Description of the task
Without the pictures, print the lines running from the beginning of the material to the line containing "plt.rcParams['font.family'] = ['Liberation", both ends included.

Data excerpt
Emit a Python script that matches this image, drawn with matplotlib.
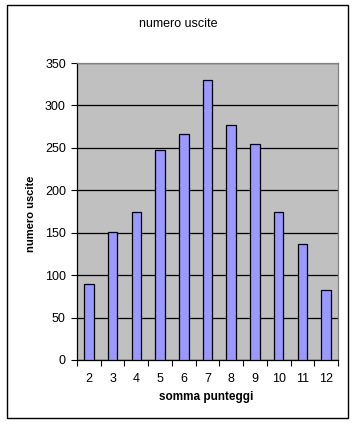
import matplotlib
matplotlib.use("Agg")
import matplotlib.pyplot as plt
from matplotlib.patches import Rectangle

categories = ["2", "3", "4", "5", "6", "7", "8", "9", "10", "11", "12"]
values = [90, 151, 174, 248, 266, 330, 277, 254, 174, 137, 82]
title = "numero uscite"
xlabel = "somma punteggi"
ylabel = "numero uscite"
yticks = [0, 50, 100, 150, 200, 250, 300, 350]

plt.rcParams['font.family'] = ['Liberation Sans', 'DejaVu Sans']

W, H = 356, 425
fig = plt.figure(figsize=(W / 100, H / 100), dpi=100)
fig.patch.set_facecolor("white")
fig.patches.append(Rectangle((7 / W, 1 - 418 / H), (348 - 7) / W, (418 - 5) / H,
                             transform=fig.transFigure, fill=False,
                             edgecolor="black", linewidth=1.0))

ax = fig.add_axes([77 / W, 1 - 360 / H, 261 / W, 297 / H])
ax.set_facecolor("#C0C0C0")
x = list(range(len(categories)))
ax.bar(x, values, width=0.4, color="#9999FF", edgecolor="black", linewidth=0.9, zorder=3)

ax.set_xlim(-0.5, len(categories) - 0.5)
ax.set_ylim(0, 350)
ax.set_yticks(yticks)
ax.yaxis.grid(True, color="black", linewidth=0.9, zorder=1)
ax.set_axisbelow(True)
ax.set_xticks(x)
ax.set_xticklabels(categories)
ax.set_xticks([i - 0.5 for i in range(len(categories) + 1)], minor=True)
ax.tick_params(axis="x", which="major", length=0, pad=9, labelsize=9)
ax.tick_params(axis="x", which="minor", length=4, width=0.8, direction="out", color="black")
ax.tick_params(axis="y", length=4, width=0.8, direction="out", labelsize=9, pad=4)

for s in ["top", "right"]:
    ax.spines[s].set_color("#808080")
    ax.spines[s].set_linewidth(0.9)
for s in ["left", "bottom"]:
    ax.spines[s].set_color("black")
    ax.spines[s].set_linewidth(0.9)

fig.text(178 / W, 1 - 24 / H, title, ha="center", va="center", fontsize=9)
fig.text(206 / W, 1 - 397 / H, xlabel, ha="center", va="center", fontsize=8.5, fontweight="bold")
fig.text(31 / W, 1 - 214 / H, ylabel, ha="center", va="center", fontsize=8,
         fontweight="bold", rotation=90)

fig.savefig("out.png", dpi=100)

Final result
Emit a Python script that matches this image, drawn with matplotlib.
import matplotlib
matplotlib.use("Agg")
import matplotlib.pyplot as plt
from matplotlib.patches import Rectangle

categories = ["2", "3", "4", "5", "6", "7", "8", "9", "10", "11", "12"]
values = [90, 151, 174, 248, 266, 330, 277, 254, 174, 137, 82]
title = "numero uscite"
xlabel = "somma punteggi"
ylabel = "numero uscite"
yticks = [0, 50, 100, 150, 200, 250, 300, 350]

plt.rcParams['font.family'] = ['Liberation Sans', 'DejaVu Sans']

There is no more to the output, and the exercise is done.